Rovio’s publishing program Rovio Stars still exists, but the company is being very fussy about which games it chooses to back.
The company’s thirdparty publishing initiative’s last game was Fathom Interactive’s endless racing title Sky Punks in April 2015.
Since then there has been little news on the program.
Speaking at the White Nights 2016 conference in St. Petersburg, Russia, Rovio director of business development Matthew Wilson said the company is still very much looking for partners.
But it needs to see strong metrics.
Data is king
Wilson explained that Rovio decides which games to support based on soft launch data.
He claimed that Rovio knows every game in soft launch, and pulls in revenue and download estimates for each title, as well as the typical CPI for that genre.
With such a focus on data, Rovio has changed tack on how it finds games to publish.
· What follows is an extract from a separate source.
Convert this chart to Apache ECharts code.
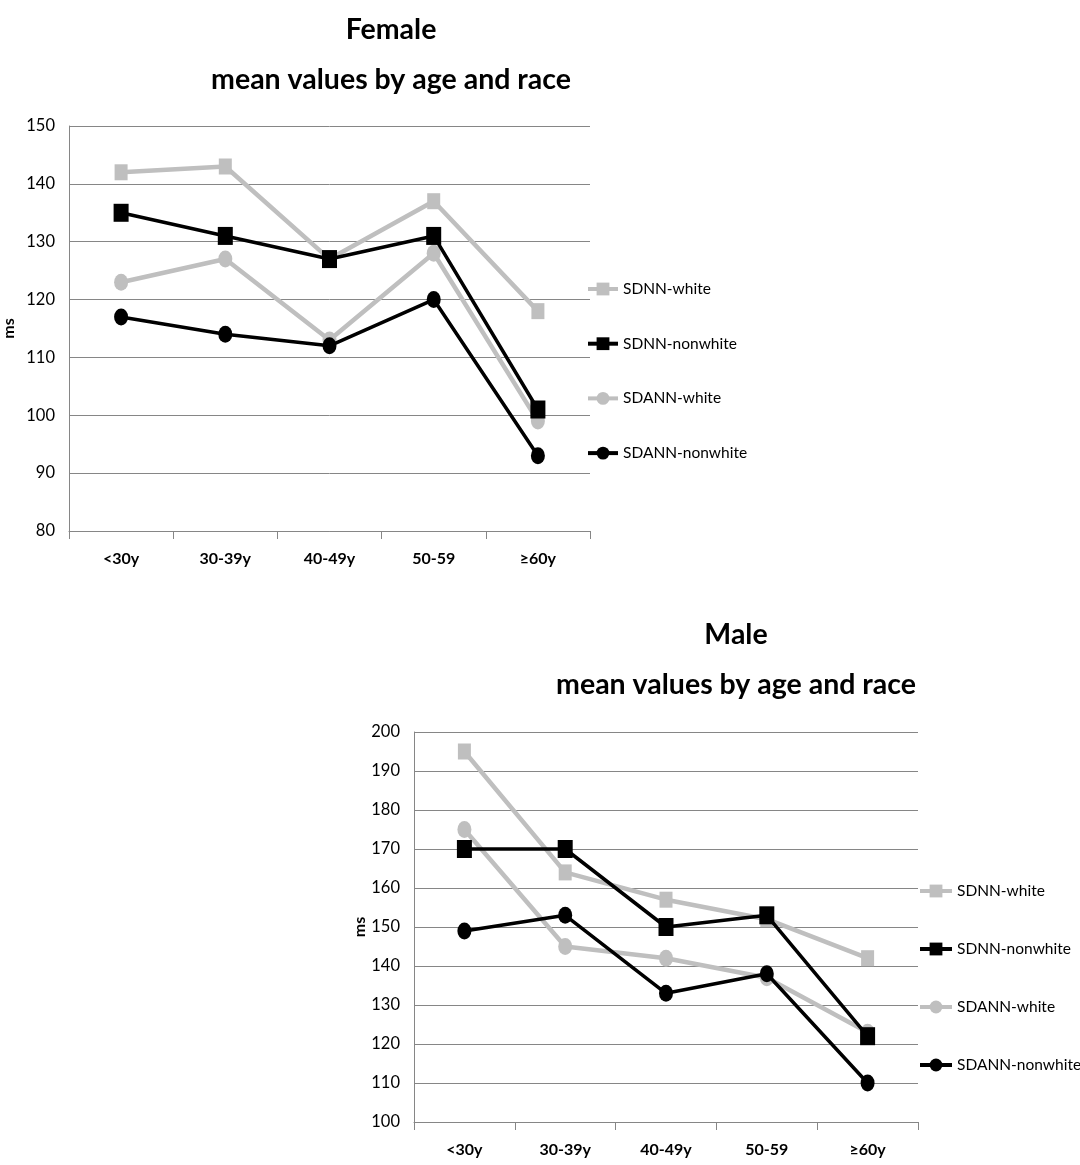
<!DOCTYPE html>
<html><head><meta charset="utf-8">
<script src="https://cdn.jsdelivr.net/npm/echarts@6/dist/echarts.min.js"></script>
<style>html,body{margin:0;padding:0;background:#fff}#c{width:1080px;height:1165px}</style>
</head><body><div id="c"></div>
<script>
const categories = ['<30y', '30-39y', '40-49y', '50-59', '≥60y'];
const seriesNames = ['SDNN-white', 'SDNN-nonwhite', 'SDANN-white', 'SDANN-nonwhite'];
const femaleSdnnWhite = [142, 143, 127, 137, 118];
const femaleSdnnNonwhite = [135, 131, 127, 131, 101];
const femaleSdannWhite = [123, 127, 113, 128, 99];
const femaleSdannNonwhite = [117, 114, 112, 120, 93];
const maleSdnnWhite = [195, 164, 157, 152, 142];
const maleSdnnNonwhite = [170, 170, 150, 153, 122];
const maleSdannWhite = [175, 145, 142, 137, 123];
const maleSdannNonwhite = [149, 153, 133, 138, 110];
const femaleTitle = 'Female\nmean values by age and race';
const maleTitle = 'Male\nmean values by age and race';
const yName = 'ms';

const FONT = 'Lato, "Open Sans", sans-serif';
const GRAY = '#bfbfbf', BLACK = '#000000', GRID = '#868686';
const styles = [
  {color: GRAY, width: 4.5, symbol: 'rect', size: [13, 16]},
  {color: BLACK, width: 3.5, symbol: 'rect', size: [15, 18]},
  {color: GRAY, width: 4.5, symbol: 'circle', size: [14, 17]},
  {color: BLACK, width: 3.5, symbol: 'circle', size: [14, 17]}
];
const femaleData = [femaleSdnnWhite, femaleSdnnNonwhite, femaleSdannWhite, femaleSdannNonwhite];
const maleData = [maleSdnnWhite, maleSdnnNonwhite, maleSdannWhite, maleSdannNonwhite];

function xAxis(gi) {
  return {
    type: 'category', gridIndex: gi, data: categories, boundaryGap: true,
    axisLine: {lineStyle: {color: GRID, width: 1}},
    axisTick: {show: true, length: 8, lineStyle: {color: GRID}},
    axisLabel: {color: '#000', fontFamily: FONT, fontWeight: 'bold', fontSize: 16, margin: 20}
  };
}
function yAxis(gi, min, max) {
  return {
    type: 'value', gridIndex: gi, min: min, max: max, interval: 10,
    name: yName, nameLocation: 'middle', nameRotate: 90,
    nameTextStyle: {fontFamily: FONT, fontWeight: 'bold', fontSize: 16, color: '#000'},
    axisLine: {show: true, lineStyle: {color: GRID}},
    axisTick: {show: false},
    splitLine: {show: true, lineStyle: {color: GRID, width: 1}},
    axisLabel: {color: '#000', fontFamily: FONT, fontSize: 16.5, margin: 14}
  };
}
function series(gi, data) {
  return data.map((d, i) => ({
    name: seriesNames[i], type: 'line', xAxisIndex: gi, yAxisIndex: gi, data: d,
    symbol: styles[i].symbol, symbolSize: styles[i].size, showAllSymbol: true,
    lineStyle: {color: styles[i].color, width: styles[i].width},
    itemStyle: {color: styles[i].color},
    z: [1, 4, 2, 3][i], animation: false
  }));
}
const titleStyle = {fontFamily: FONT, fontWeight: 'bold', fontSize: 28.5, color: '#000', lineHeight: 50};
const legendText = {fontFamily: FONT, fontSize: 15.5, color: '#000'};

const chart = echarts.init(document.getElementById('c'), null, {renderer: 'canvas'});
const opt = {
  backgroundColor: '#fff',
  animation: false,
  title: [
    {text: femaleTitle, left: 386, top: 0, textAlign: 'center', textStyle: titleStyle},
    {text: maleTitle, left: 731, top: 605, textAlign: 'center', textStyle: titleStyle}
  ],
  grid: [
    {left: 68, top: 126, width: 522, height: 405},
    {left: 414, top: 732, width: 504, height: 390}
  ],
  legend: [
    {data: seriesNames, left: 586, top: 281, padding: 0, orient: 'vertical', itemWidth: 30, itemHeight: 16, itemGap: 38.7,
     lineStyle: {width: 4}, textStyle: legendText},
    {data: seriesNames, left: 918, top: 883, padding: 0, orient: 'vertical', itemWidth: 32, itemHeight: 16, itemGap: 42,
     lineStyle: {width: 4}, textStyle: legendText}
  ],
  xAxis: [xAxis(0), xAxis(1)],
  yAxis: [Object.assign(yAxis(0, 80, 150), {nameGap: 52}), Object.assign(yAxis(1, 100, 200), {nameGap: 40})],
  series: series(0, femaleData).concat(series(1, maleData))
};
chart.setOption(opt);
</script>
</body></html>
It seems it’s now more likely to come to you.
“Once we find games we think could resonate with our user base we make contact with the developer to see if they are interested in a publishing partner and validate their data,” he said.
He added: “We no longer go to conferences for titles, it’s about data from your soft launch.
“We can only pick up a small amount of titles that have the best LTVs. Once we find a game we think will resonate best with our user base we make contact with the developers and see if they’re interested in publishing partners.
"Then we’ll start doing due diligence on their data.”
Rovio has high demands for any title it works with. Expected minimum retention metrics it expects from a puzzle game, for example, are:
- Day 1: 40 percent
- Day 7: 20 percent
- Day 30: 10 percent
“If you can’t get these, then we can’t make business out of your game and it just wouldn’t make sense for you or for us to publish,” he said.
If a game doesn’t have great metrics then it doesn’t make sense for Rovio to send users to that title.Matthew Wilson
“We’re trying to find things with great metrics, and if doesn’t have great metrics then it doesn’t make sense for Rovio to send users to that title.
"Nothing’s worse than sending users to a title with poor retention where the bucket has a hole in it. Then we lose not only the users from that game, but also the users from the Rovio Network.
“So we haven’t signed anything in a while. We're still looking for games, but it has to be the right one that we know we can make two, three, four years’ solid business out of it.”
Wilson added that while he feels the company hasn’t missed much in terms of successes in the market, it’s difficult to find enough of them.
“The saddest part is, there should be a lot of great content out there,” he said.
“But developers need to get better at focusing on good solid retention, monetisation and optimising soft-launch, not putting out half-finished free-to-play games."